**SUPPLIED MATERIAL**.
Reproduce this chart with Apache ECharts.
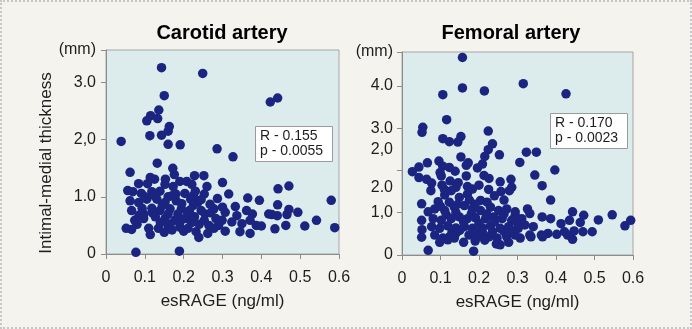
---
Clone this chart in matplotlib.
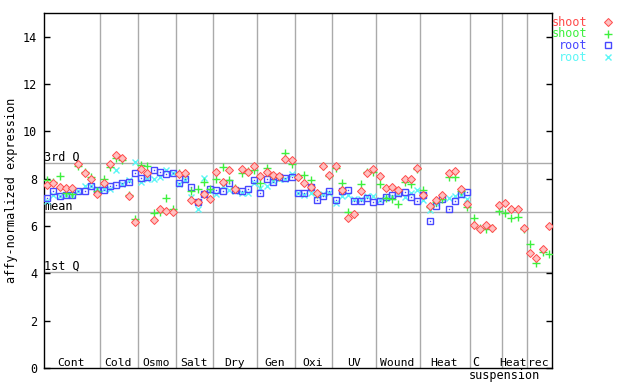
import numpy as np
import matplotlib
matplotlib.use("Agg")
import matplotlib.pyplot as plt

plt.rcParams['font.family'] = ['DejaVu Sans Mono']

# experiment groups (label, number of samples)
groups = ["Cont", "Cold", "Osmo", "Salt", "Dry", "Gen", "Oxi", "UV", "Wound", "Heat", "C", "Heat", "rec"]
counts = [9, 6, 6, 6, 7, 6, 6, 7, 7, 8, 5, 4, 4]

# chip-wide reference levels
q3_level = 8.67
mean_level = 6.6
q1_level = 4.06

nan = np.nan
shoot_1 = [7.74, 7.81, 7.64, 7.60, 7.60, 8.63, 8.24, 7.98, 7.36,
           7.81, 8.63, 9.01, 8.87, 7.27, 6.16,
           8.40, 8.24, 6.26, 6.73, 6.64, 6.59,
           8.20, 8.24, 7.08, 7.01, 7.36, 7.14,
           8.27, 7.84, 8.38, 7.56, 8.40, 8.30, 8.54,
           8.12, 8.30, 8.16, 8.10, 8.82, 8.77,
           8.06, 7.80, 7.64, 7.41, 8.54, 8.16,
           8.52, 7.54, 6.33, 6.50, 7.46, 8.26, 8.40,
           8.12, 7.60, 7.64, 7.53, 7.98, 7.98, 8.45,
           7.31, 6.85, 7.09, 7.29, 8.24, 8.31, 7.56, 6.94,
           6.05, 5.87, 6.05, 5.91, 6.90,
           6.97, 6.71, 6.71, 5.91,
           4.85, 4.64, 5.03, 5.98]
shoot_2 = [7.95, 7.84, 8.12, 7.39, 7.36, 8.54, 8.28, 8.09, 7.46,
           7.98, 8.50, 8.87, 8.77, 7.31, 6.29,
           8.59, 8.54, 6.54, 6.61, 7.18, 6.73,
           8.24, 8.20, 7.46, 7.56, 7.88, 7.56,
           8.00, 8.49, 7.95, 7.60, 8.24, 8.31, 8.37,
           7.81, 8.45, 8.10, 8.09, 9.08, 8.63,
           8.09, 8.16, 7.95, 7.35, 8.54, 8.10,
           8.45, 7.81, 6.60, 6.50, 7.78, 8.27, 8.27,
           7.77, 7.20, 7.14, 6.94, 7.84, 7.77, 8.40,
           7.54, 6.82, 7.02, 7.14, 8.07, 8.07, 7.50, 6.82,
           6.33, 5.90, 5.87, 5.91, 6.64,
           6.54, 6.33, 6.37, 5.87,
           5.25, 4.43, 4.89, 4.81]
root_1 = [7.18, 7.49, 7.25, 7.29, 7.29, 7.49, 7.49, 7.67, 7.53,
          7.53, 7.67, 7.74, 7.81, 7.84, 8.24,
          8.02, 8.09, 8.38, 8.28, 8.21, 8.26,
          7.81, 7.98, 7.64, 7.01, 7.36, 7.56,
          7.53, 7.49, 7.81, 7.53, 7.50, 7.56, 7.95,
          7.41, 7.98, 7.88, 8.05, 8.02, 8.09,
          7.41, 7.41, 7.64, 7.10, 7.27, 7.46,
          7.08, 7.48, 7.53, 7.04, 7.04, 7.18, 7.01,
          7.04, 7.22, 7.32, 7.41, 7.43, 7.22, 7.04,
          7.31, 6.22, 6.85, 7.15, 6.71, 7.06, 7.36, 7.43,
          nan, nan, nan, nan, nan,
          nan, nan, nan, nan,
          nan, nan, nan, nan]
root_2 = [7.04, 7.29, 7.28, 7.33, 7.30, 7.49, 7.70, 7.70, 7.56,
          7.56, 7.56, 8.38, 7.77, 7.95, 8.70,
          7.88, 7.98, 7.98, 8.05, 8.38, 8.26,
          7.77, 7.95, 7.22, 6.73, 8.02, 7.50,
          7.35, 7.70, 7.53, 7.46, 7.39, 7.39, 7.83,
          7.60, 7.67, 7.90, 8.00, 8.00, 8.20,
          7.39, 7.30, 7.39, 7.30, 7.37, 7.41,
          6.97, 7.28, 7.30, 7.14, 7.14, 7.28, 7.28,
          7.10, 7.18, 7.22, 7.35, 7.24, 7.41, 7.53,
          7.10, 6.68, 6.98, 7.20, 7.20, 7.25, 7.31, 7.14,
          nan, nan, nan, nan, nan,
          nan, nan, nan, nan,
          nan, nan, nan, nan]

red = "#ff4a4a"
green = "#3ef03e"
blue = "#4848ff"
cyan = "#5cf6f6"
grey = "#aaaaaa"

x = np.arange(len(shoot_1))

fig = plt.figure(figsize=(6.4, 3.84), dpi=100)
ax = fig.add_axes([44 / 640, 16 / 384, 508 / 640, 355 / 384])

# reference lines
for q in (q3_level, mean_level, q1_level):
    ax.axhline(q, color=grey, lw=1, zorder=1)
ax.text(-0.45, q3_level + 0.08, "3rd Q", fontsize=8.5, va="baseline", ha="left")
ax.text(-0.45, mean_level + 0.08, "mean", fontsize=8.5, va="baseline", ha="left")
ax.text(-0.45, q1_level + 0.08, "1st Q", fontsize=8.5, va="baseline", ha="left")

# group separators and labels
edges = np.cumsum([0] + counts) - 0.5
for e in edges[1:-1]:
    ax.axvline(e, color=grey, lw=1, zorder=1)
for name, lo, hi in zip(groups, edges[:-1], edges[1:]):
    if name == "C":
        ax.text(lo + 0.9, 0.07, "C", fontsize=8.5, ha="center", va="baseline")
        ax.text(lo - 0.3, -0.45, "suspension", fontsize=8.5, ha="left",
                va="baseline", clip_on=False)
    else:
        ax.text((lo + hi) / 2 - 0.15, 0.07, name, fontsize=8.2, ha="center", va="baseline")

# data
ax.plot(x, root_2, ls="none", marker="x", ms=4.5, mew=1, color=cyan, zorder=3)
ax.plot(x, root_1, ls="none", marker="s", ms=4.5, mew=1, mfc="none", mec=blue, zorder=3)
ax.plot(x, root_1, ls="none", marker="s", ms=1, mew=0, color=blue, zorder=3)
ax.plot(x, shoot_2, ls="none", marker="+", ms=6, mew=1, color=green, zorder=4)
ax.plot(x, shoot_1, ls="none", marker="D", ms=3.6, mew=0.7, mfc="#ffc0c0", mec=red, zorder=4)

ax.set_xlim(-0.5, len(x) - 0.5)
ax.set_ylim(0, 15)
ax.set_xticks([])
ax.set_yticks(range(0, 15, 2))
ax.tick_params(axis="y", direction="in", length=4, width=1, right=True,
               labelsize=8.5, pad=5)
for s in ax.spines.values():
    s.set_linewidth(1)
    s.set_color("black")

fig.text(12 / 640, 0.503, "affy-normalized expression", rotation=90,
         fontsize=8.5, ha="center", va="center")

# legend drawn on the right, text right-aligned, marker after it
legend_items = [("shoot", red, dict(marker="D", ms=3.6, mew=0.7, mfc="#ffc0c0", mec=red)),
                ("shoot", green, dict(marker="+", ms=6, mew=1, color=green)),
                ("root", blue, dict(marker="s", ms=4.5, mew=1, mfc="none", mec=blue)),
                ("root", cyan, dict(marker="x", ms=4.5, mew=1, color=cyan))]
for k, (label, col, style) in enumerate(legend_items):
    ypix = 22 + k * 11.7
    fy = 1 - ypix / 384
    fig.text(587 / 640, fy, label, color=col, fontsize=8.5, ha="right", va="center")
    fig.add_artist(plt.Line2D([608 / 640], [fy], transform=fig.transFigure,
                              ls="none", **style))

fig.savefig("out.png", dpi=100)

**PROBLEM STATEMENT**. Reproduce exactly, and only, the lines from the one containing "Clone this chart in matplotlib." through the one containing "q1_level = 4.06", including both; leave out any pictures.

**RESPONSE TO THIS EXERCISE**.
Clone this chart in matplotlib.
import numpy as np
import matplotlib
matplotlib.use("Agg")
import matplotlib.pyplot as plt

plt.rcParams['font.family'] = ['DejaVu Sans Mono']

# experiment groups (label, number of samples)
groups = ["Cont", "Cold", "Osmo", "Salt", "Dry", "Gen", "Oxi", "UV", "Wound", "Heat", "C", "Heat", "rec"]
counts = [9, 6, 6, 6, 7, 6, 6, 7, 7, 8, 5, 4, 4]

# chip-wide reference levels
q3_level = 8.67
mean_level = 6.6
q1_level = 4.06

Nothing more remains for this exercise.